Why drive an entire day if a high speed train brings you there in half that time? Since I discovered the multitude of possibilities of the French high speed trains, I like to take advantage of their services whenever suitable. Unlike my two previous train travels, this time, I couldn't get round Paris, but still that wasn't such a problem. I boarded a train to Paris Nord just past 11.15 a.m. and 75 minutes later it got me to Paris. In the north station of Paris, I had 85 minutes to get to Paris Bercy station by underground. It only took me 25 minutes to do so and I had ample time to take my numbered seat on the train to Clermont-Ferrand. Another 90 minutes later I got there. I had booked a hotel (Hotel des Commerçants) only yards from the railway station. The weather was a little cold, but sunny and after a long walk I had enough of an appetite to go for an early steak dinner at a Hippopotamus. These are chain restaurants a bit reminiscent of Applebee's.

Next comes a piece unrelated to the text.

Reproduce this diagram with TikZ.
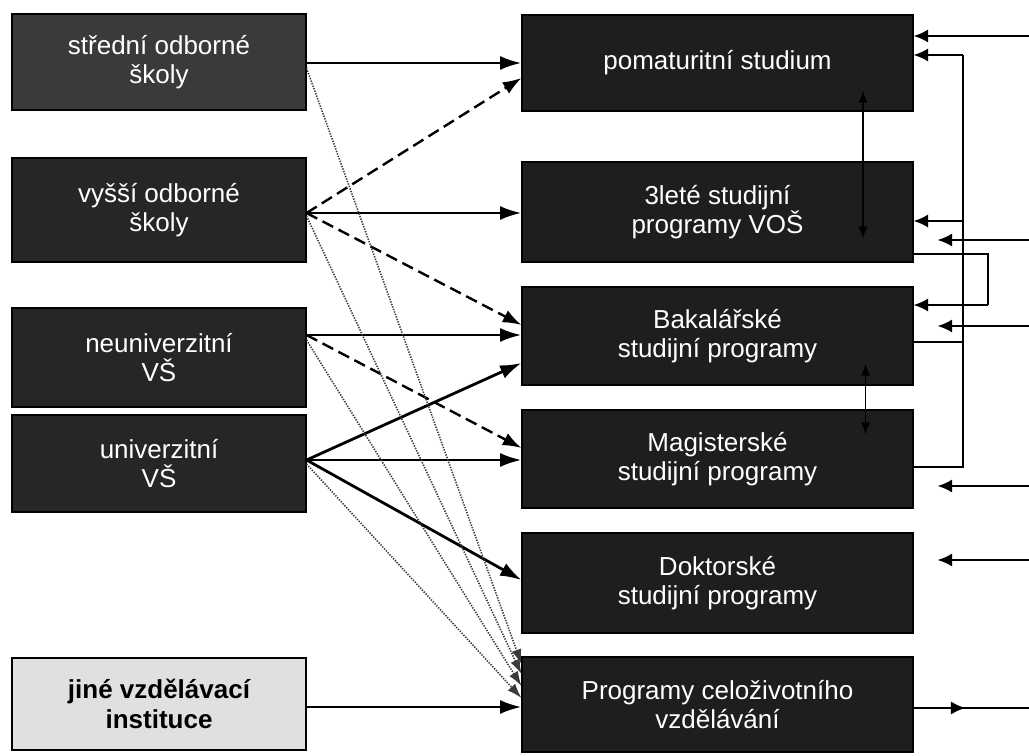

On Saturday morning I got back to the railway station to fetch my hire car at Sixt. They gave an excellent rate and handed me a Renault Twingo with only 75 miles on the clock. Unlike in Montréal, I didn't add thousands of miles to it, as my target for the day was less than 35 miles from the town centre. The French tyre manufacturer Michelin has its roots in Clermont-Ferrand and the centrepiece of those roots is its research centre at Ladoux (Auvergne region). This complex, officially called "Centre de recherche Michelin de Ladoux", is a beauty. It's in lush green surroundings. Inside a 5 mile high speed trioval, it harbours several testing grounds for dry weather tyre testing, wet weather tyre testing, braking, etc. The dry weather testing is done on a 2770 metres long flat track with numerous corners. It is on this track that twice a year countable races are held. Last Saturday, two Porsche clubs (one local and one Swiss) held a sprint and endurance meeting. This being a tyre test track, it has neither pit lane nor specific paddock area. I had to park my hire car on a piece of concrete where trailers and cars of team members were parked. Another part of that concrete area was turned into an improvised pit lane. In the morning, they held three 20 minute sprint races for various Porsche classes, while after a two hour lunch break (although there was only a local hot dog stand to get food from), allcomers got on the track for a two hour endurance race. The twisty nature of the track made for good racing, but the track surface was rather slick and there were spins galore. But as this track was surrounded by large grassy runoff areas, no cars were severely damaged. Not being a great fan of Porsches (I like Ferraris and Maseratis better), I left halfway the endurance race and had a nice drive in the hills surrounding Clermont-Ferrand. The entire landscape consists of extinct volcanoes and it's really gorgeous. I got back into town at dusk, handed the car back in and after another nice dinner, I had a good night sleep.
Sunday morning, I got on the train back to Paris. Just like on Friday, the journey went by smoothly. So much for my contribution to tracks in November, as the rest of the month will not involve any new trackchasing for me.